The Beauty of Nuclear

The Beauty of Nuclear

Often, when faced with something too big, beautiful, or painful to talk about, we turn to art. Use the imaginative power of art to help people access and interact with concepts as unfathomably huge as nuclear danger. Whether it is a single piece of art that occupies public space to draw attention, a curated installation of nuclear protest art, or an event that draws an audience around artistic expression like theater or poetry, this approach affirms the radical nature of human creativity in the face of threat. 

Examples in the World

  1. Join forces with an artist to offer an artistic interpretation of a facet of nuclear threat.
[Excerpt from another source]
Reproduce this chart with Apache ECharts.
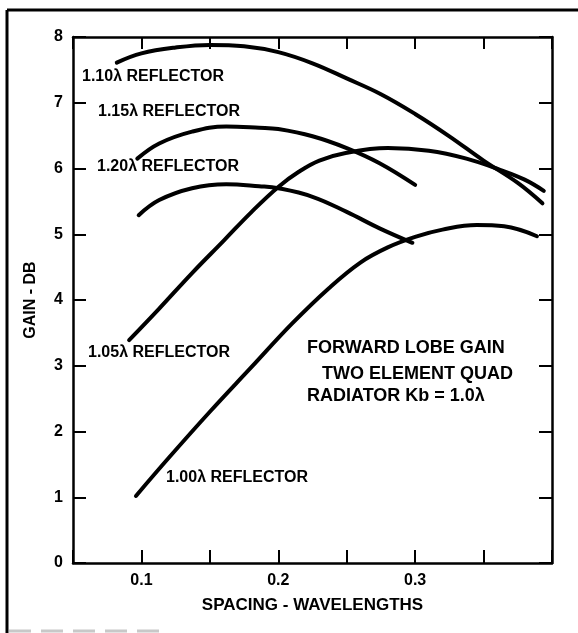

Artist Eric Lopresti explored the impersonal nature of nuclear weapons by juxtaposing bomb footage with martial arts in his artwork Center Surround, and the trauma and aesthetics of nuclear landscapes in the American west in paintings.
  2. Artists like Ikuo Hirayama, a painter who survived the bombing of Hiroshima, inspire remembrance and reverence while championing a message of peace.
  3. Protest art can be powerfully symbolic even while silent, like Elina Chauvet’s installation Zapatos Rojos (red shoes), which both honors and protests the disappearance of and violence against women in her city in Mexico.
  4. Books are often our entry into a topic and Atomic Sublime by Bombshelltoe is a beautiful example of the most engaging form of writing and design.